┌────────
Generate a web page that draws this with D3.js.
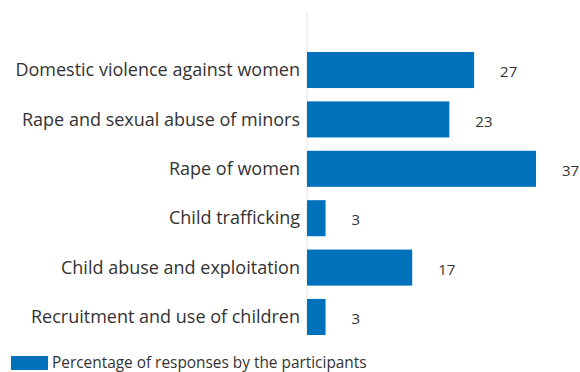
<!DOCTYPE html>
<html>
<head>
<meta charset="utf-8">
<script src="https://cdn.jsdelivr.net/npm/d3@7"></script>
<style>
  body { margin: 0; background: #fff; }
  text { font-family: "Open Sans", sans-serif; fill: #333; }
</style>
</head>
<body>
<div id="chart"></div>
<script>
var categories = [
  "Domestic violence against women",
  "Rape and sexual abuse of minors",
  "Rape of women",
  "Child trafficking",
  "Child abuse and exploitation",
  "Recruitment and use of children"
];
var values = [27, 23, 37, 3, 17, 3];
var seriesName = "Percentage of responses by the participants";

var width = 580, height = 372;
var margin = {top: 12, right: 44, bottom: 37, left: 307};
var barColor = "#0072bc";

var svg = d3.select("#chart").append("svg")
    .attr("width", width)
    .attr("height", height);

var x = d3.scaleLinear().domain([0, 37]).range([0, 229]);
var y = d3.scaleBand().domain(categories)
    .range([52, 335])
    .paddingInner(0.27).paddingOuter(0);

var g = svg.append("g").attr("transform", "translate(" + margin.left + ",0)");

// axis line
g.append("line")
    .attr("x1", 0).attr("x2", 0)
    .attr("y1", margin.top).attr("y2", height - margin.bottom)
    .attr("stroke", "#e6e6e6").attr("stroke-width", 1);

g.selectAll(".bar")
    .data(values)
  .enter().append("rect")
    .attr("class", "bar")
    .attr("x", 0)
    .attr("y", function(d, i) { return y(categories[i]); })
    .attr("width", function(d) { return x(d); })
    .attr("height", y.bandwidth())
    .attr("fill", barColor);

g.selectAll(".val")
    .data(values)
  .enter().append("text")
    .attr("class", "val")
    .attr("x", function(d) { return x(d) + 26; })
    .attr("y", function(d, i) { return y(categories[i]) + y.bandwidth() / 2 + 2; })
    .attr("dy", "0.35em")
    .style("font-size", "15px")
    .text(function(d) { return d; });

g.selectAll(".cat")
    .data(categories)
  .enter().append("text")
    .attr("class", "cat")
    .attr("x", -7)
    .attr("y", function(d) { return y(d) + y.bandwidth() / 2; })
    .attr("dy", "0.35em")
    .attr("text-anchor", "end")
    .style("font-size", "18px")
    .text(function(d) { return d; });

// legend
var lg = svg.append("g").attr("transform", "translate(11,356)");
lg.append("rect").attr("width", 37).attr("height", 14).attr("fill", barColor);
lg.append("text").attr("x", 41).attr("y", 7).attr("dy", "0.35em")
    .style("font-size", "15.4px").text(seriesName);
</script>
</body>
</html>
└────────
- [WHAT TO DO] Return the listing above unchanged, apart from dropping its pictures.

- [TASK ANSWER]
Generate a web page that draws this with D3.js.
<!DOCTYPE html>
<html>
<head>
<meta charset="utf-8">
<script src="https://cdn.jsdelivr.net/npm/d3@7"></script>
<style>
  body { margin: 0; background: #fff; }
  text { font-family: "Open Sans", sans-serif; fill: #333; }
</style>
</head>
<body>
<div id="chart"></div>
<script>
var categories = [
  "Domestic violence against women",
  "Rape and sexual abuse of minors",
  "Rape of women",
  "Child trafficking",
  "Child abuse and exploitation",
  "Recruitment and use of children"
];
var values = [27, 23, 37, 3, 17, 3];
var seriesName = "Percentage of responses by the participants";

var width = 580, height = 372;
var margin = {top: 12, right: 44, bottom: 37, left: 307};
var barColor = "#0072bc";

var svg = d3.select("#chart").append("svg")
    .attr("width", width)
    .attr("height", height);

var x = d3.scaleLinear().domain([0, 37]).range([0, 229]);
var y = d3.scaleBand().domain(categories)
    .range([52, 335])
    .paddingInner(0.27).paddingOuter(0);

var g = svg.append("g").attr("transform", "translate(" + margin.left + ",0)");

// axis line
g.append("line")
    .attr("x1", 0).attr("x2", 0)
    .attr("y1", margin.top).attr("y2", height - margin.bottom)
    .attr("stroke", "#e6e6e6").attr("stroke-width", 1);

g.selectAll(".bar")
    .data(values)
  .enter().append("rect")
    .attr("class", "bar")
    .attr("x", 0)
    .attr("y", function(d, i) { return y(categories[i]); })
    .attr("width", function(d) { return x(d); })
    .attr("height", y.bandwidth())
    .attr("fill", barColor);

g.selectAll(".val")
    .data(values)
  .enter().append("text")
    .attr("class", "val")
    .attr("x", function(d) { return x(d) + 26; })
    .attr("y", function(d, i) { return y(categories[i]) + y.bandwidth() / 2 + 2; })
    .attr("dy", "0.35em")
    .style("font-size", "15px")
    .text(function(d) { return d; });

g.selectAll(".cat")
    .data(categories)
  .enter().append("text")
    .attr("class", "cat")
    .attr("x", -7)
    .attr("y", function(d) { return y(d) + y.bandwidth() / 2; })
    .attr("dy", "0.35em")
    .attr("text-anchor", "end")
    .style("font-size", "18px")
    .text(function(d) { return d; });

// legend
var lg = svg.append("g").attr("transform", "translate(11,356)");
lg.append("rect").attr("width", 37).attr("height", 14).attr("fill", barColor);
lg.append("text").attr("x", 41).attr("y", 7).attr("dy", "0.35em")
    .style("font-size", "15.4px").text(seriesName);
</script>
</body>
</html>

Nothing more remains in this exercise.